The advantage to shooting this way is that you will never get an under-exposed photo; there are always longer shutter speeds, and your camera will give you the best shutterspeed it can for the amount of light available. Shooting in Tv, you can easily reach the limits of your aperture and ISO settings.

Also, if you’re in a gym or arena with even lighting (most of them are), you can get the exposure right once, right when you start shooting, or before the game begins, and then set it to manual mode and use that exposure throughout the event. Using auto exposure (unless you’re great with exposure compensation on the fly) mean the possibility of the meter getting tricked by different colored jerseys and skin tones… and if the light is the same, the exposure should be the same, so you might as well make the job easier for your camera and put it in manual, as soon as you’re sure that the exposure is correct for the lighting situation.
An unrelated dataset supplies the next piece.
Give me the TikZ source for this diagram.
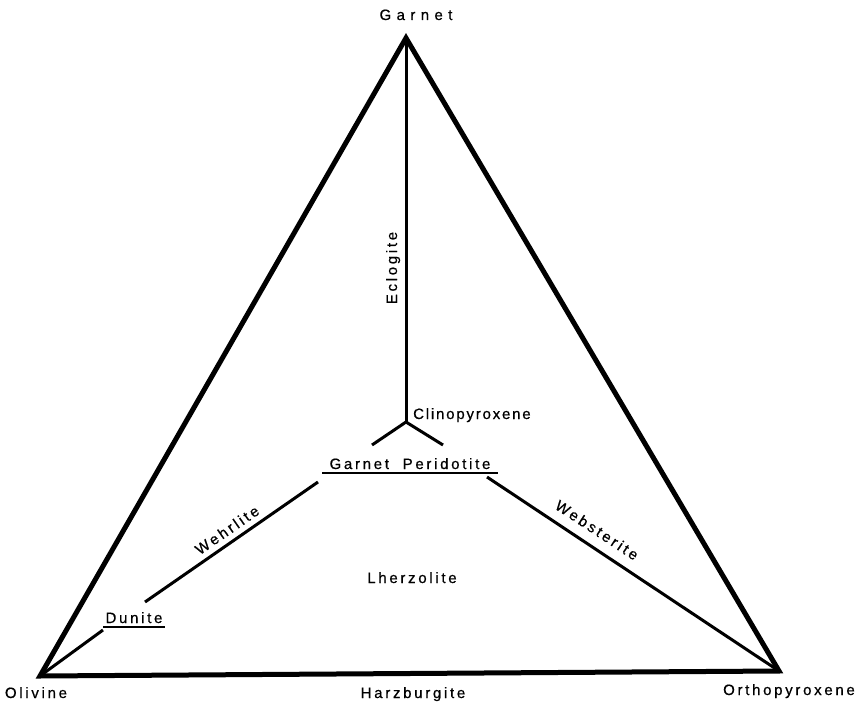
\documentclass[tikz,border=0pt]{standalone}
\usepackage{fontspec}
\setmainfont{Liberation Sans}[LetterSpace=18, FakeBold=0.6]
\usetikzlibrary{positioning}

\begin{document}
\begin{tikzpicture}[
  x=1pt, y=-1pt,
  font=\fontsize{15}{17}\selectfont,
  rim/.style={line width=5pt, line join=miter},
  tie/.style={line width=3pt},
  uline/.style={line width=2pt},
  lbl/.style={inner sep=0pt, anchor=base},
]
\useasboundingbox (0,0) rectangle (857,706);

% corners of the diagram
\coordinate (gt) at (406,38);
\coordinate (ol) at (40,676);
\coordinate (op) at (779,671);

\draw[rim] (gt) -- (ol) -- (op) -- cycle;

% centre tie lines
\coordinate (jn) at (406,422);
\coordinate (jl) at (372,445);
\coordinate (jr) at (443,445);
\draw[tie] (gt) -- (jn);
\draw[tie] (jl) -- (jn) -- (jr);

\node[lbl, font=\fontsize{15}{17}\selectfont\addfontfeatures{LetterSpace=36}] (garnet) at (416,20) {Garnet};
\node[lbl] (olivine) at (36,698) {Olivine};
\node[lbl] (opx) at (789,695) {Orthopyroxene};
\node[lbl] (harz) at (413,698) {Harzburgite};
\node[lbl] (lherz) at (412,583) {Lherzolite};
\node[lbl, rotate=90] (eclog) at (397,268) {Eclogite};
\node[lbl, anchor=base west, font=\fontsize{15}{17}\selectfont\addfontfeatures{LetterSpace=12}] (cpx) at (413,419) {Clinopyroxene};

\node[lbl, inner xsep=7pt, inner ysep=4pt] (gp) at (410,469) {Garnet\ \ Peridotite};
\draw[uline] (gp.south west) -- (gp.south east);

\node[lbl, inner xsep=2pt, inner ysep=4pt] (dun) at (134,623) {Dunite};
\draw[uline] (dun.south west) -- (dun.south east);

% side joins
\coordinate (wA) at (145,602);
\coordinate (wB) at (318,482);
\coordinate (wC) at (487,477);
\coordinate (dA) at (103,630);
\draw[tie] (wA) -- (wB);
\draw[tie] (wC) -- (op);
\draw[tie] (ol) -- (dA);

\node[rotate=34.7] (wehr) at (227,530) {Wehrlite};
\node[rotate=-33.3] (webs) at (597,530) {Websterite};

\end{tikzpicture}
\end{document}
Anyway, both methods work…. the difference is that mine puts the emphasis on exposure, yours puts it on shutterspeed.

– Matthew


Hi Matthew and Bill,

This article was actually published at the exact right time for me. I’m planning on purchasing a 60D camera next month with a main purpose of getting pics of my kid playing indoor basketball. I’m planning on buying a 15-85 lens with the camera and contemplating buying also the 85 f/1.8 lens for the gym shots.
Can you expand, from your experience about the two lenses suitability to this task and also on the method of setting the exposure as stated in your last comment?


Matthew Gore

Bill explained it well; the 3 stops (8x more light) that you get from the f/1.8 lens is very important for shooting action. You do end up with a very shallow depth of field, but that can sometimes work to your advantage.

Not sure what to add about the methodology. Anything in particular that isn’t clear?